--- Begin ---
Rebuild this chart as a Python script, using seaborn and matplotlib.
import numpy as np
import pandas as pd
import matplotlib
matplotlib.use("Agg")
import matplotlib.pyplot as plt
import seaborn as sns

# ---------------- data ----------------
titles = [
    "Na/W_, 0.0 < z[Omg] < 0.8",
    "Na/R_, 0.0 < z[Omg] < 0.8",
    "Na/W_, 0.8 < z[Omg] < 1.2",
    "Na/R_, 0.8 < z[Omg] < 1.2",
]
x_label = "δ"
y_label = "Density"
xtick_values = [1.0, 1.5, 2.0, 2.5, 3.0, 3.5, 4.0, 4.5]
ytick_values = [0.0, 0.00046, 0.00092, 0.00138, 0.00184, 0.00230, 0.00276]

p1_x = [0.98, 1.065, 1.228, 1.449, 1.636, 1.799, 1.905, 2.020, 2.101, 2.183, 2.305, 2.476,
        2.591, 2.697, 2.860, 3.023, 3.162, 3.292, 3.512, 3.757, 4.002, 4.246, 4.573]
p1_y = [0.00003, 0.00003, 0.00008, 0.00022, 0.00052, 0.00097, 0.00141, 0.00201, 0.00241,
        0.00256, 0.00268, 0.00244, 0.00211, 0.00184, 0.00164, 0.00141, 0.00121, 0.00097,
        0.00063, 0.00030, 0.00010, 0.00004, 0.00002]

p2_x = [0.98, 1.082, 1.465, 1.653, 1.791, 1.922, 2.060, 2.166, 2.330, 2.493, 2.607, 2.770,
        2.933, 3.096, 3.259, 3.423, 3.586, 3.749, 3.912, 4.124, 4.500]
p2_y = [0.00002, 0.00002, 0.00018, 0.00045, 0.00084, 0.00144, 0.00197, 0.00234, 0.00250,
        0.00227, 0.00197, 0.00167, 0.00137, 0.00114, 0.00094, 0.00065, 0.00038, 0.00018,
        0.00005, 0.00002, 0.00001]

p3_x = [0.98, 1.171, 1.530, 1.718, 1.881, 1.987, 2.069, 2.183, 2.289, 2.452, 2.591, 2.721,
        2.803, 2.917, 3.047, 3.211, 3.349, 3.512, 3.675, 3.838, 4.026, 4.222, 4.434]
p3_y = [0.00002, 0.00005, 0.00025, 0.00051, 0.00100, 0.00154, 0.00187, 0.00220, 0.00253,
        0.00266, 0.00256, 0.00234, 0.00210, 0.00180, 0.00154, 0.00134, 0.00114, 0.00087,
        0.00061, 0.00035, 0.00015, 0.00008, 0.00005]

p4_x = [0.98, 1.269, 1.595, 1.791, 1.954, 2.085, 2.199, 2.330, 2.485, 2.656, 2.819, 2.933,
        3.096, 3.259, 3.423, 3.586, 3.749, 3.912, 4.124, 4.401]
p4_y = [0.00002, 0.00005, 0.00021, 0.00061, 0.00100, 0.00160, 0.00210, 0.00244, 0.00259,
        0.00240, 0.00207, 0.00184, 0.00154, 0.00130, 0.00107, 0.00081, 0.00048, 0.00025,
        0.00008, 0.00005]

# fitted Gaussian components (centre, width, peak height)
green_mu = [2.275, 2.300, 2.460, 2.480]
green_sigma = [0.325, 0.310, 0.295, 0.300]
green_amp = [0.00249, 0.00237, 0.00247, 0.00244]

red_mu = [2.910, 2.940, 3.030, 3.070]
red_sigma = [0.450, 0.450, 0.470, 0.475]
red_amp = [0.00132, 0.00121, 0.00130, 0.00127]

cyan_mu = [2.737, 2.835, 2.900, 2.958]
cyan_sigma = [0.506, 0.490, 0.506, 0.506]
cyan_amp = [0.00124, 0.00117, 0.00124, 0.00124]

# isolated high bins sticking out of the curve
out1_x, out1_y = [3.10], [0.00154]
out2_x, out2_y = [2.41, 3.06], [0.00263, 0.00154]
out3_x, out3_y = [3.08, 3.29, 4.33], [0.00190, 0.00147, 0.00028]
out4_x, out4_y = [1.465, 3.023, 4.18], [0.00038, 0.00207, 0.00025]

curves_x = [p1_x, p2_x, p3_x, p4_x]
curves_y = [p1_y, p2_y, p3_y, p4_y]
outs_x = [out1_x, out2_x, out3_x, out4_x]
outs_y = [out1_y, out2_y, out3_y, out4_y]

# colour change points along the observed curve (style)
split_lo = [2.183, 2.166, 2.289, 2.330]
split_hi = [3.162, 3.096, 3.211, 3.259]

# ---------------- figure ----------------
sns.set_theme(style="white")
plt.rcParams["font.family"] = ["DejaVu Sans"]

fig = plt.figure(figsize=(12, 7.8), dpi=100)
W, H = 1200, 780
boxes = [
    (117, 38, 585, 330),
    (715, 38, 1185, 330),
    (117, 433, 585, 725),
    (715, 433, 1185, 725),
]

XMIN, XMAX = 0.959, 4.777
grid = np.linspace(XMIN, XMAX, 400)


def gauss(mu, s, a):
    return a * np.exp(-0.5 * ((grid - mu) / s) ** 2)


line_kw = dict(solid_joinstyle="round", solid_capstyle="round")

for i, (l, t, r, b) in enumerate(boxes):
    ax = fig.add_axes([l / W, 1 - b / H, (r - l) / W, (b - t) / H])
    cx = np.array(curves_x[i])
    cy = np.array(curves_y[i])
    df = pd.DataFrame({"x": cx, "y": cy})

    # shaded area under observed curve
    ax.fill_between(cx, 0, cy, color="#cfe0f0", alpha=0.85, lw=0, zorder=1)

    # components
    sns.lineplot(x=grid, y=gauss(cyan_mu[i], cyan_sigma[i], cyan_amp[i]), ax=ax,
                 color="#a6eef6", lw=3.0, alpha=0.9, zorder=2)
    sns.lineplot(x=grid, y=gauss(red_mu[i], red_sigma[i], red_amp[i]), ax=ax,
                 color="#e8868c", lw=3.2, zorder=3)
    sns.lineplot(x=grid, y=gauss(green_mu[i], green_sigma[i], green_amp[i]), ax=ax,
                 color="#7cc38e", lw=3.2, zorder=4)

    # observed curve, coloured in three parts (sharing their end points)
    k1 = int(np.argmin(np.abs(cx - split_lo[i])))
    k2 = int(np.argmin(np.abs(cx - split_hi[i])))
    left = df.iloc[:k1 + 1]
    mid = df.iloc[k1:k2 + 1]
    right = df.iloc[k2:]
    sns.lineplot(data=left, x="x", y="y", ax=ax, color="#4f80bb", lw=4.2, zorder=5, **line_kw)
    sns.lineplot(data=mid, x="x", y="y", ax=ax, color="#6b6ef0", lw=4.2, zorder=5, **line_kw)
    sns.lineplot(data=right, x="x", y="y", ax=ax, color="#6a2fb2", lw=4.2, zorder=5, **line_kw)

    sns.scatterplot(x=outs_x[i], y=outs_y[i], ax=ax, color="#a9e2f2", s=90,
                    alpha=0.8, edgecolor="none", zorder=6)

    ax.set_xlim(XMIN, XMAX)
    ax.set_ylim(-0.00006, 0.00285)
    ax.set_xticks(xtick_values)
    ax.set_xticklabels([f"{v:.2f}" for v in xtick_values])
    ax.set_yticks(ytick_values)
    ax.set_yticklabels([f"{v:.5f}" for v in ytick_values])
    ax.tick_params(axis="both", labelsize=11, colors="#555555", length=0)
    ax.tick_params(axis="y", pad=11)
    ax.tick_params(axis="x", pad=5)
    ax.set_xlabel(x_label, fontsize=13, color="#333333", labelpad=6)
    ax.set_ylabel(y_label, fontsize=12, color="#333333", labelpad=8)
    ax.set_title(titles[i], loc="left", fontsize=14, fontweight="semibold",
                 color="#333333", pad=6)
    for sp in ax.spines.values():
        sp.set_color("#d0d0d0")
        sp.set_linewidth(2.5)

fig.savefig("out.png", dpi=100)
--- End ---
— Aim —
Exactly as they appear, please write out the lines from the opening of the listing above down to the line containing "0.00184, 0.00230, 0.00276]", with both end lines included.

— Exercise answer —
Rebuild this chart as a Python script, using seaborn and matplotlib.
import numpy as np
import pandas as pd
import matplotlib
matplotlib.use("Agg")
import matplotlib.pyplot as plt
import seaborn as sns

# ---------------- data ----------------
titles = [
    "Na/W_, 0.0 < z[Omg] < 0.8",
    "Na/R_, 0.0 < z[Omg] < 0.8",
    "Na/W_, 0.8 < z[Omg] < 1.2",
    "Na/R_, 0.8 < z[Omg] < 1.2",
]
x_label = "δ"
y_label = "Density"
xtick_values = [1.0, 1.5, 2.0, 2.5, 3.0, 3.5, 4.0, 4.5]
ytick_values = [0.0, 0.00046, 0.00092, 0.00138, 0.00184, 0.00230, 0.00276]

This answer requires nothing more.